Dataset content:
----------

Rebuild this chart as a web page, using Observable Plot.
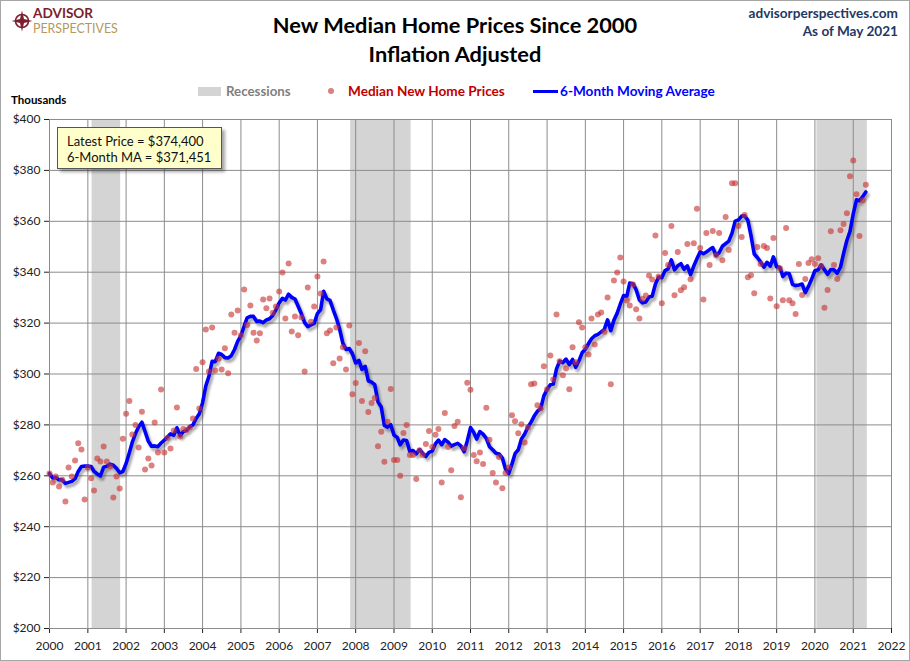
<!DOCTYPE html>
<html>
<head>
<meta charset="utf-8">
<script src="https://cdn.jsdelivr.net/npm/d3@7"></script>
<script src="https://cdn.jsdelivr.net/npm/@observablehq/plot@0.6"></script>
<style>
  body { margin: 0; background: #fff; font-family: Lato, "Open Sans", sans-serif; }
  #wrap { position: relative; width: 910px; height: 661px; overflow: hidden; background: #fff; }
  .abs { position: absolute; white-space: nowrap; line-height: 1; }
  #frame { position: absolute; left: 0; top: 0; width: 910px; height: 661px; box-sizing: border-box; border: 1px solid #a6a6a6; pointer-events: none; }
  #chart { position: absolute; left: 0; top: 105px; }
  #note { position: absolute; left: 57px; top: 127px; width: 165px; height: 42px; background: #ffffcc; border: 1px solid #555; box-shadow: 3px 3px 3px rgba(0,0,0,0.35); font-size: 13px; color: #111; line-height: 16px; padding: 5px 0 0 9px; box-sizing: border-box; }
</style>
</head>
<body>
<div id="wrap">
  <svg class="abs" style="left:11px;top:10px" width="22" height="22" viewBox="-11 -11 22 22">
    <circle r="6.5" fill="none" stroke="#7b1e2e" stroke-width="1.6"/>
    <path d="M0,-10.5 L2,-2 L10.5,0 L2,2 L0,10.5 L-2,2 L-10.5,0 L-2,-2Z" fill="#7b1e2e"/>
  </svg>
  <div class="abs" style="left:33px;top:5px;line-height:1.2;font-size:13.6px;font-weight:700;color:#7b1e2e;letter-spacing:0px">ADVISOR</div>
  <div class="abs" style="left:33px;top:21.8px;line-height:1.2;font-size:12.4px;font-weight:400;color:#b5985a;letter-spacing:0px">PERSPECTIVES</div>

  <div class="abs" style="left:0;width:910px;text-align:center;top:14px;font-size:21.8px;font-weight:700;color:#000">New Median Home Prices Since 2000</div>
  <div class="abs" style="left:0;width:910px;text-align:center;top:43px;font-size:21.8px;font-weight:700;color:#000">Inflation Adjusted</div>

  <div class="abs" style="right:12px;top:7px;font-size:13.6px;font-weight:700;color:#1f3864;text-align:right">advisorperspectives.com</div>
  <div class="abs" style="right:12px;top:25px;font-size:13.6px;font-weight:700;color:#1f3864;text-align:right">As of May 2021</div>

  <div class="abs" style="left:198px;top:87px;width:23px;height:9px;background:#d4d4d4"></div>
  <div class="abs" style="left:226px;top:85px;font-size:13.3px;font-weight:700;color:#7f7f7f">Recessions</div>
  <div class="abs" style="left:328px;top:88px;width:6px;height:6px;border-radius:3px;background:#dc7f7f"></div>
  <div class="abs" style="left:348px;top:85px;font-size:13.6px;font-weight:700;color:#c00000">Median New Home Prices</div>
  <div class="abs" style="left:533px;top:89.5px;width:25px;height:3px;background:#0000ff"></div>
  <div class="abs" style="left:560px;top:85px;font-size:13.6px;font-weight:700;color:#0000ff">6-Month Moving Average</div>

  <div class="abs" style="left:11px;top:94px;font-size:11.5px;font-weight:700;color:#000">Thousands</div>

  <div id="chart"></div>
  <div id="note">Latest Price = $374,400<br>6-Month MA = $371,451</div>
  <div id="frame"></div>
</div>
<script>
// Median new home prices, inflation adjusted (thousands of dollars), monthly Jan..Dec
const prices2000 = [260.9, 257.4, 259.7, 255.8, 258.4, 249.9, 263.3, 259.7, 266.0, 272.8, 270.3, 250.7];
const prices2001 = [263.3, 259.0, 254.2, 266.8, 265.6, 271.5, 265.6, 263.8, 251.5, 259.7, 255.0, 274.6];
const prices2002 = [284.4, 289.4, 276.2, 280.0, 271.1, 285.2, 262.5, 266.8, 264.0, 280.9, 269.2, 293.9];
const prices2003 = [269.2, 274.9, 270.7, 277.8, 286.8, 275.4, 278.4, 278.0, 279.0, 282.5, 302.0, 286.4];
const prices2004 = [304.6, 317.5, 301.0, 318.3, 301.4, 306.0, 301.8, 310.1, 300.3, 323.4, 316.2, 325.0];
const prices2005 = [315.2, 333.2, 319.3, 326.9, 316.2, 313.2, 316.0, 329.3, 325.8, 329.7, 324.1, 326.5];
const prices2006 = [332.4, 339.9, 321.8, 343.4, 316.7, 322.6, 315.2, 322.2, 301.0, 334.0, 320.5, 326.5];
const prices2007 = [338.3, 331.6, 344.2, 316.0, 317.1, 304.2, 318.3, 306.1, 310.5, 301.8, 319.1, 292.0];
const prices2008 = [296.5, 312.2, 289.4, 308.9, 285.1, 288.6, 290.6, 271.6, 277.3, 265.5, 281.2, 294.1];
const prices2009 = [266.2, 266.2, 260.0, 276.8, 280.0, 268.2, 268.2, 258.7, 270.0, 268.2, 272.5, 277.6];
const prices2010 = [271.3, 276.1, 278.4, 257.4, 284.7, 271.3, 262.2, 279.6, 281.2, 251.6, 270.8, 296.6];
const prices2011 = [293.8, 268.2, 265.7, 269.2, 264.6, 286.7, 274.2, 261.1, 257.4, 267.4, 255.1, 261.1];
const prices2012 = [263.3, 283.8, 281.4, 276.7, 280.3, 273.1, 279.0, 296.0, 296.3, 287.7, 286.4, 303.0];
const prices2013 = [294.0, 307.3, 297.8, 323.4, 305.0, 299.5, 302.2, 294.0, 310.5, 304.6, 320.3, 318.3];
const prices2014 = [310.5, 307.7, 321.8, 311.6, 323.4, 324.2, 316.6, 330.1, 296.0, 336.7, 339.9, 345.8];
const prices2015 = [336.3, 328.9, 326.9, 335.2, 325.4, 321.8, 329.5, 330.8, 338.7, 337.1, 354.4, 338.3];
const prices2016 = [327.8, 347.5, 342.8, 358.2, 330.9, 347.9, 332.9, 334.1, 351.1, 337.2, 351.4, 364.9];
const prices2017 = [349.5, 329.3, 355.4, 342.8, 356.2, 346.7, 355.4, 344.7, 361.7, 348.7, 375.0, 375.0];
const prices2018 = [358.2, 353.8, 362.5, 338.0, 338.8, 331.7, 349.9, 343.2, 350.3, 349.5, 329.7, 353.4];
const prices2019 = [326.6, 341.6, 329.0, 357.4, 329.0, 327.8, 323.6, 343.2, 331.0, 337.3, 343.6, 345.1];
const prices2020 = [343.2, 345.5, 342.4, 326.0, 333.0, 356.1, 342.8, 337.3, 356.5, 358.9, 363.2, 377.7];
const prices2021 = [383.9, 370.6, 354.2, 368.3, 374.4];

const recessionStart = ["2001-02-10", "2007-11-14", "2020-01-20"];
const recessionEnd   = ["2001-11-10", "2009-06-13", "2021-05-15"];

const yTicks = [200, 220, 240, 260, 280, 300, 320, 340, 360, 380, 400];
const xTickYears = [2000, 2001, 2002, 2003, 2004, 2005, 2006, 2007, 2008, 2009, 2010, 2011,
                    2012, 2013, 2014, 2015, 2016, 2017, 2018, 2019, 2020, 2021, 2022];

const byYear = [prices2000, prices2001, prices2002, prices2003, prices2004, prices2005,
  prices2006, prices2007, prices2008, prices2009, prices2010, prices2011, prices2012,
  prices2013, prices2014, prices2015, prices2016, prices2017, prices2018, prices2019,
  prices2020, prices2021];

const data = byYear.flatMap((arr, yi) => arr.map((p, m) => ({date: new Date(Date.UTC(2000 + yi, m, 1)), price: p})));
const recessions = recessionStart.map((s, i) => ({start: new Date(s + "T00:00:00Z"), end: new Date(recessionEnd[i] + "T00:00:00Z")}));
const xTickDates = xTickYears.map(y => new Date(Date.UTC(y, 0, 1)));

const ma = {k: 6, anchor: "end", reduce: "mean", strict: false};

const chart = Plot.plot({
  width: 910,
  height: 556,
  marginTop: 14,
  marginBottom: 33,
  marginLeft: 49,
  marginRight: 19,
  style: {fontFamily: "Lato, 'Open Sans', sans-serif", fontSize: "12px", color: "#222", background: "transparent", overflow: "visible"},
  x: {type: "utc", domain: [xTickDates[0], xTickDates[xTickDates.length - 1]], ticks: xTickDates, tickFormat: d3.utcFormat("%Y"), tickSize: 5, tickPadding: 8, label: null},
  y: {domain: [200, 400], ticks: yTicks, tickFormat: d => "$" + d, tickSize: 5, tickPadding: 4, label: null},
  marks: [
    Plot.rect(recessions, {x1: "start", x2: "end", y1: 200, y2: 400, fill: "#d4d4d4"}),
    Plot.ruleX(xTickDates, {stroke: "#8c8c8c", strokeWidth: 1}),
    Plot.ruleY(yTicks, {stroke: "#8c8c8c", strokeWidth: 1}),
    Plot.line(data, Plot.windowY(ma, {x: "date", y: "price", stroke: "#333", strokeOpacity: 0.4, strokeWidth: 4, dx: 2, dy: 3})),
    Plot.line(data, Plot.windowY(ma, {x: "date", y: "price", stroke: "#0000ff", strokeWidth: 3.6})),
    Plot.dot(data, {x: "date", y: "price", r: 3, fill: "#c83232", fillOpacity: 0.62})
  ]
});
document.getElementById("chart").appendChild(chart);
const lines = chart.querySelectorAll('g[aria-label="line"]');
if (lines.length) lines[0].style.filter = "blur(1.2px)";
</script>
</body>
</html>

----------

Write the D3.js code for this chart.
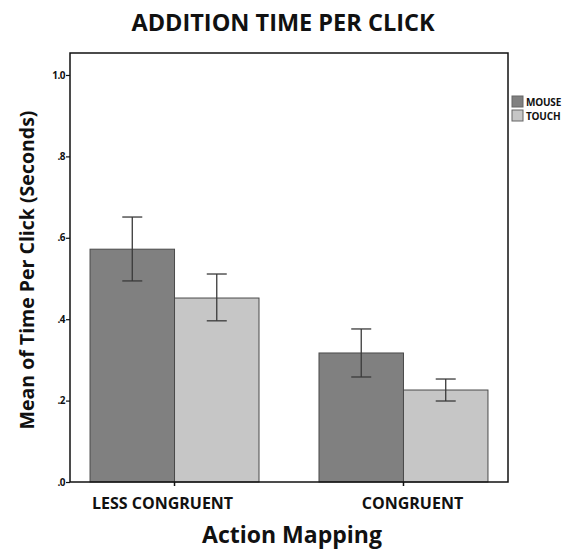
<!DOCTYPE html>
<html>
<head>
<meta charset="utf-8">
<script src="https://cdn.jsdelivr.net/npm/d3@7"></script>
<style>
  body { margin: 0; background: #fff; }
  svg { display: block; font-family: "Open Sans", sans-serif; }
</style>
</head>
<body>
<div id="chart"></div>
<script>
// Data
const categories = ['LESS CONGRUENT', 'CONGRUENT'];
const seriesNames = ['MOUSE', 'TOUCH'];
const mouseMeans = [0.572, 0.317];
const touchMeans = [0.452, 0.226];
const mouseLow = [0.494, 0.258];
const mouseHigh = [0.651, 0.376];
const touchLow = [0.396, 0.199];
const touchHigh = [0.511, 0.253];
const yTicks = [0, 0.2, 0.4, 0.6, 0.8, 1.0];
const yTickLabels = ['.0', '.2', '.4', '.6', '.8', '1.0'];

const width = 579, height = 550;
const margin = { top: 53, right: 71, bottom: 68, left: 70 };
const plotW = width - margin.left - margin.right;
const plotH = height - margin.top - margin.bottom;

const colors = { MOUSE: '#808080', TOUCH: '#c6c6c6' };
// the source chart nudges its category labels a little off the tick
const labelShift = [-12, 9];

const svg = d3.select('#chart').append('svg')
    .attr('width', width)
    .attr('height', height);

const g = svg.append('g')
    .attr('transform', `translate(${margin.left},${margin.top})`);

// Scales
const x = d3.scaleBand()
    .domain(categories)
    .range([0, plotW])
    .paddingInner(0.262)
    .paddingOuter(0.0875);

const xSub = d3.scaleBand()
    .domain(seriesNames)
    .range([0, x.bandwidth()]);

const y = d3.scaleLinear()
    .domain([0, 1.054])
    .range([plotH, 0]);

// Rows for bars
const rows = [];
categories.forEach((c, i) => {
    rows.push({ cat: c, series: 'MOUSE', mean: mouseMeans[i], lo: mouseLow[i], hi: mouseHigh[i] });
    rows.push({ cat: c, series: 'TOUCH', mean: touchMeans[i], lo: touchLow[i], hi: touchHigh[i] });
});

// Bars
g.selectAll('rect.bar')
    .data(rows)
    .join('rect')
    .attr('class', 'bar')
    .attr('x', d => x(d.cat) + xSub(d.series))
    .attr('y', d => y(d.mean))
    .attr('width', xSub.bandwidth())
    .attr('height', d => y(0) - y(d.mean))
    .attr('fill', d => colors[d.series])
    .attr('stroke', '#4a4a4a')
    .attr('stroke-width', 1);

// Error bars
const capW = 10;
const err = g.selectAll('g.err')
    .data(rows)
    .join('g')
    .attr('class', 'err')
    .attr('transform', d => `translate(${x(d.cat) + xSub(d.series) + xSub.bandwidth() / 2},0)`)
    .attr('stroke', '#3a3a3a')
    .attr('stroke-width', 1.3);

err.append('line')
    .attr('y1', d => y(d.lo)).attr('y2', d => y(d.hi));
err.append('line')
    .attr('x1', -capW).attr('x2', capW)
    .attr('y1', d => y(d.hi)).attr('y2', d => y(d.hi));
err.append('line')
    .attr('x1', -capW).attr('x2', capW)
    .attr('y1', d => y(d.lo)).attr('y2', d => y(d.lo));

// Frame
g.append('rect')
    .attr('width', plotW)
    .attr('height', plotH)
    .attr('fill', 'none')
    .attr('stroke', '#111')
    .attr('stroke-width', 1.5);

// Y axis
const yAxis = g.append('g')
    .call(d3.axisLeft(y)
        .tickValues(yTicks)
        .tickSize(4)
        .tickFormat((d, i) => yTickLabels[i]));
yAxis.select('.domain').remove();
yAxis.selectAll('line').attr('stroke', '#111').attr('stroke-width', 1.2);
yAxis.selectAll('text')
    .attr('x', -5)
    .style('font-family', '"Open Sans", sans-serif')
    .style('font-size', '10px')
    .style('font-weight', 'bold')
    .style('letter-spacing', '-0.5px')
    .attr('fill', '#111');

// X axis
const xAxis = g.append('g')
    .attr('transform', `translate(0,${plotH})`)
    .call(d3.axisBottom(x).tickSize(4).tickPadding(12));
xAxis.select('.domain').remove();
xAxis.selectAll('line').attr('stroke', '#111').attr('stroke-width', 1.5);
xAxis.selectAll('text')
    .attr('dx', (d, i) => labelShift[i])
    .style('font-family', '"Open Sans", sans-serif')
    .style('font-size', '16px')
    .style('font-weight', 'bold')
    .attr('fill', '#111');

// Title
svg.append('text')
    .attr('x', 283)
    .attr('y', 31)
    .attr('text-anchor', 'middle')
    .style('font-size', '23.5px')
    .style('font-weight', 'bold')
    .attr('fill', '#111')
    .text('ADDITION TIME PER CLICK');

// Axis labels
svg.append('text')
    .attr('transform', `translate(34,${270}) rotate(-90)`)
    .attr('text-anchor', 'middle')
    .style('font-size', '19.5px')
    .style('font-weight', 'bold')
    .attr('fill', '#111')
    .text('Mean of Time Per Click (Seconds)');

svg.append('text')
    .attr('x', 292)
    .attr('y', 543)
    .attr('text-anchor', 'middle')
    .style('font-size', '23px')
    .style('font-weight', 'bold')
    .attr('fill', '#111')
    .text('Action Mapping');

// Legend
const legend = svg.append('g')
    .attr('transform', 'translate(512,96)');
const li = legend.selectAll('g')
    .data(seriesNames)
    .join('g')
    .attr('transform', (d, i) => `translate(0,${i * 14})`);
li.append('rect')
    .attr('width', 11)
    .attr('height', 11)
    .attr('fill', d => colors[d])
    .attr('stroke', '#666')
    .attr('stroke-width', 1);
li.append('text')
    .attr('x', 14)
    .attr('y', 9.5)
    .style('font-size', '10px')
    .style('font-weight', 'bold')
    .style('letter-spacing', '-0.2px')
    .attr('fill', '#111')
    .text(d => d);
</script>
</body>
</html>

----------

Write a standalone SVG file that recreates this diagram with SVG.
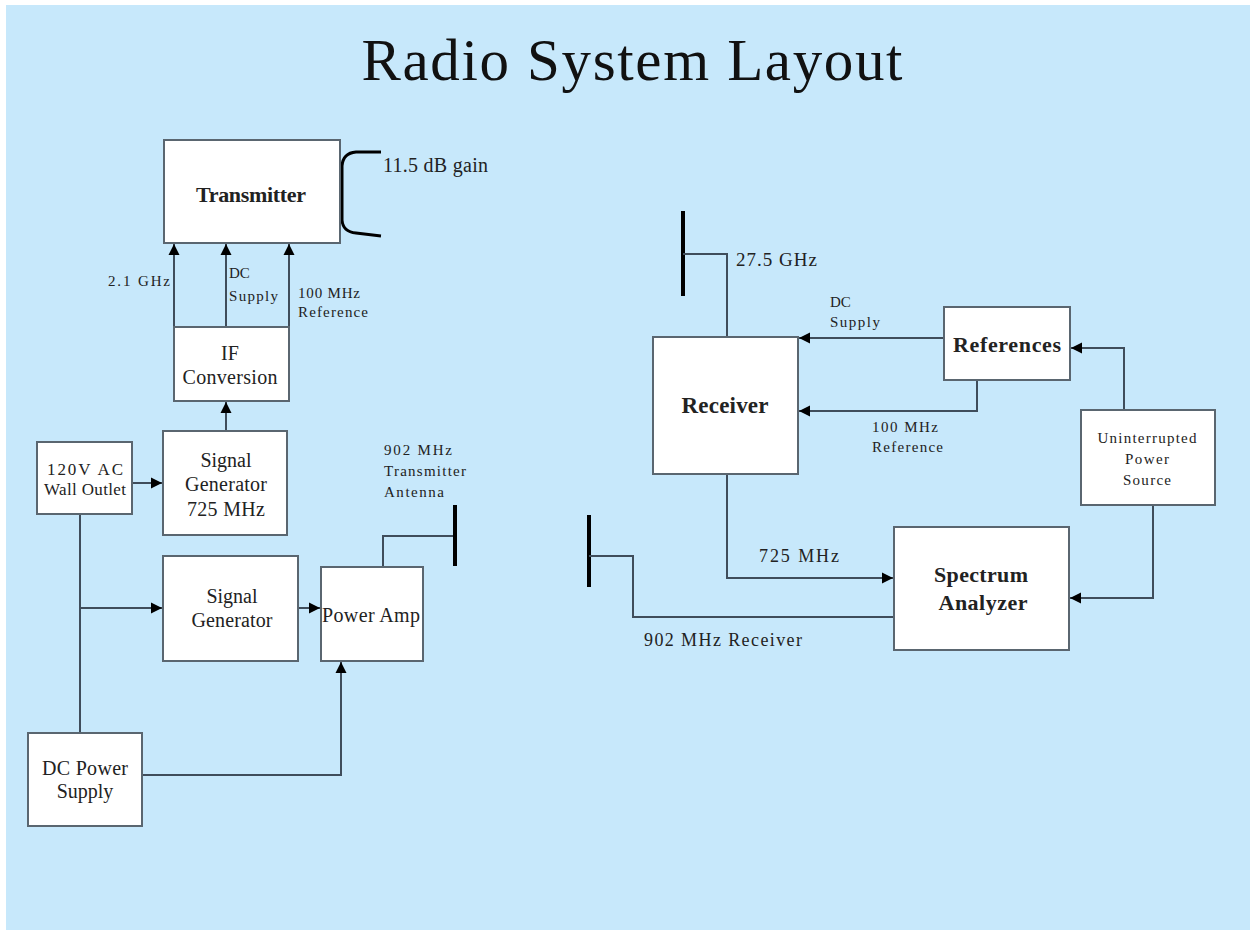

----------

Exercise:
Look over the records above and copy each line that includes the string "this".

Expected answer:
Rebuild this chart as a web page, using Observable Plot.
Write the D3.js code for this chart.
Write a standalone SVG file that recreates this diagram with SVG.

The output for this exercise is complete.